For those of you reading this in the northern hemisphere you should know that we are in the dead of winter here in Tassie. With that said, it's not all that bad. I mean it does get down to 0 or -2 overnight. But that's about it. But last week I had a flu that knocked me out for about 3 days.
So needless to say not much happened on my cabinet table. But things were good today I started cutting the finger joints that will hold the sides and the bottom. Along with the finger joints that well become through tenons on the top shelf where the table sits. I'm doing this all by hand, and I know what most of you would say. Why not make a finger joint jig and use a router or a table saw. Well, the school has a Gifken's dovetail and finger joint jig. But I have found out that that jig is made mostly for boxes and not much else. It's a really good jig, I actually made a small box to test it out. It took me longer to dress the timber than it did to make the box. The thickest it can take is about 16mm which is about 5/8 of an inch. And my sides and tops and bottoms are all 20mm which is just a hair over 3/4 of an inch. So that ruled out that jig.

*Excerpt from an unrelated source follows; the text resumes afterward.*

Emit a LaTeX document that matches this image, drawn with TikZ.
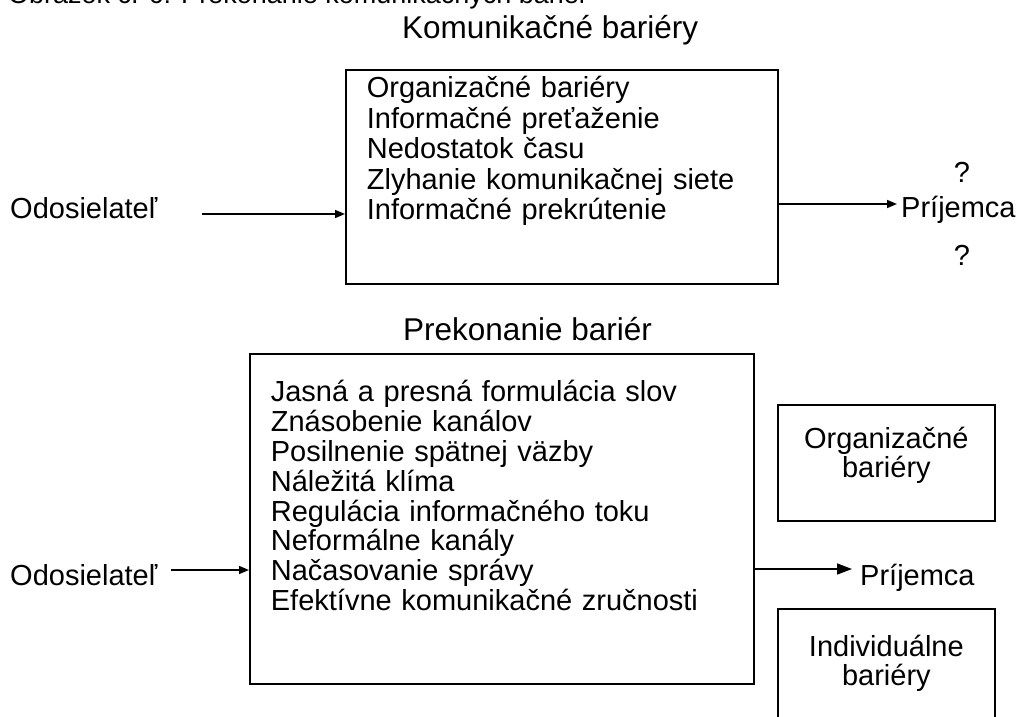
\documentclass[tikz,border=0pt]{standalone}
\usepackage{fontspec}
\setmainfont{Liberation Sans}
\usetikzlibrary{arrows.meta}

\newcommand{\capfont}{\fontsize{27}{30}\selectfont}
\newcommand{\headfont}{\fontsize{31.5}{36}\selectfont}

\begin{document}
\begin{tikzpicture}[x=1pt, y=-1pt,
    lbl/.style={inner sep=0pt, font=\fontsize{29}{30.5}\selectfont},
    head/.style={inner sep=0pt, anchor=base west, font=\headfont},
    box/.style={draw, rectangle, line width=1.7pt, anchor=north west,
                inner ysep=0pt, align=left},
    sidebox/.style={box, inner xsep=0pt, text width=217pt, align=center,
                font=\fontsize{29}{29}\selectfont},
    arrow/.style={-{Triangle[length=10pt,width=8pt]}, line width=1.6pt}
]
    \useasboundingbox (0,0) rectangle (1017,717);

    % caption, cut at the top of the page
    \node[inner sep=0pt, anchor=base west, font=\capfont] (caption) at (8,4)
        {Obrázok č. 6: Prekonanie komunikačných bariér};

    % upper part
    \node[head] (title1) at (402,39) {Komunikačné bariéry};
    \node[box, inner xsep=21pt, text width=390pt, text height=28pt,
          text depth=186pt, font=\fontsize{29}{30.5}\selectfont]
          (barriers) at (345,69) {Organizačné bariéry\\
                                  Informačné preťaženie\\
                                  Nedostatok času\\
                                  Zlyhanie komunikačnej siete\\
                                  Informačné prekrútenie};

    \node[lbl, anchor=base west] (sender1) at (10,218) {Odosielateľ};
    \node[lbl, anchor=base west] (receiver1) at (901,217) {Príjemca};
    \node[lbl, anchor=base] (ask1) at (962,182) {?};
    \node[lbl, anchor=base] (ask2) at (962,265) {?};

    \coordinate (s1) at ([yshift=4pt]sender1.base east);
    \coordinate (r1) at ([yshift=13pt,xshift=-4pt]receiver1.base west);
    \draw[arrow, shorten <=45pt] (s1) -- (s1 -| barriers.west);
    \draw[arrow] (r1 -| barriers.east) -- (r1);

    % lower part
    \node[head] (title2) at (403,340) {Prekonanie bariér};
    \node[box, inner xsep=21pt, text width=462pt, text height=48pt,
          text depth=282pt, font=\fontsize{29}{29.8}\selectfont]
          (overcome) at (249,353) {Jasná a presná formulácia slov\\
                                   Znásobenie kanálov\\
                                   Posilnenie spätnej väzby\\
                                   Náležitá klíma\\
                                   Regulácia informačného toku\\
                                   Neformálne kanály\\
                                   Načasovanie správy\\
                                   Efektívne komunikačné zručnosti};

    \node[sidebox, text height=44pt, text depth=72pt] (orgbar) at (777,404)
        {Organizačné\\bariéry};
    \node[sidebox, text height=48pt, text depth=130pt] (indbar) at (777,608)
        {Individuálne\\bariéry};

    \node[lbl, anchor=base west] (sender2) at (10,585) {Odosielateľ};
    \node[lbl, anchor=base west] (receiver2) at (860,585) {Príjemca};

    \coordinate (s2) at ([yshift=15pt]sender2.base east);
    \coordinate (r2) at ([yshift=16pt,xshift=-8pt]receiver2.base west);
    \draw[arrow, shorten <=14pt] (s2) -- (s2 -| overcome.west);
    \draw[arrow, -{Triangle[length=15pt,width=11pt]}] (r2 -| overcome.east) -- (r2);
\end{tikzpicture}
\end{document}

Next I wanted to use the table saw. I spent 2 days making a jig and then testing it. Finding out that it wouldn't work, then making another. I did this 3 times. And came to the conclusion that if I was at home and had my Delta X5 table saw with my shop made crosscut fence I could have had this cabinet done already. But because the school has a really nice sliding panel saw that doesn't accept a stack dado blade, that it is virtually impossible to figure out a way to cut these things. And I started to think I could do them all by hand by the time I figured out and made a jig to do them. And if I ever want to make this table again, I will be home on a table saw that I already know how to make a jig for.
So I will post a couple of pictures on the finger joint cutting process by hand tomorrow night.
So until then my friends... finish your Harry Potter book, I don't want to spoil it for you.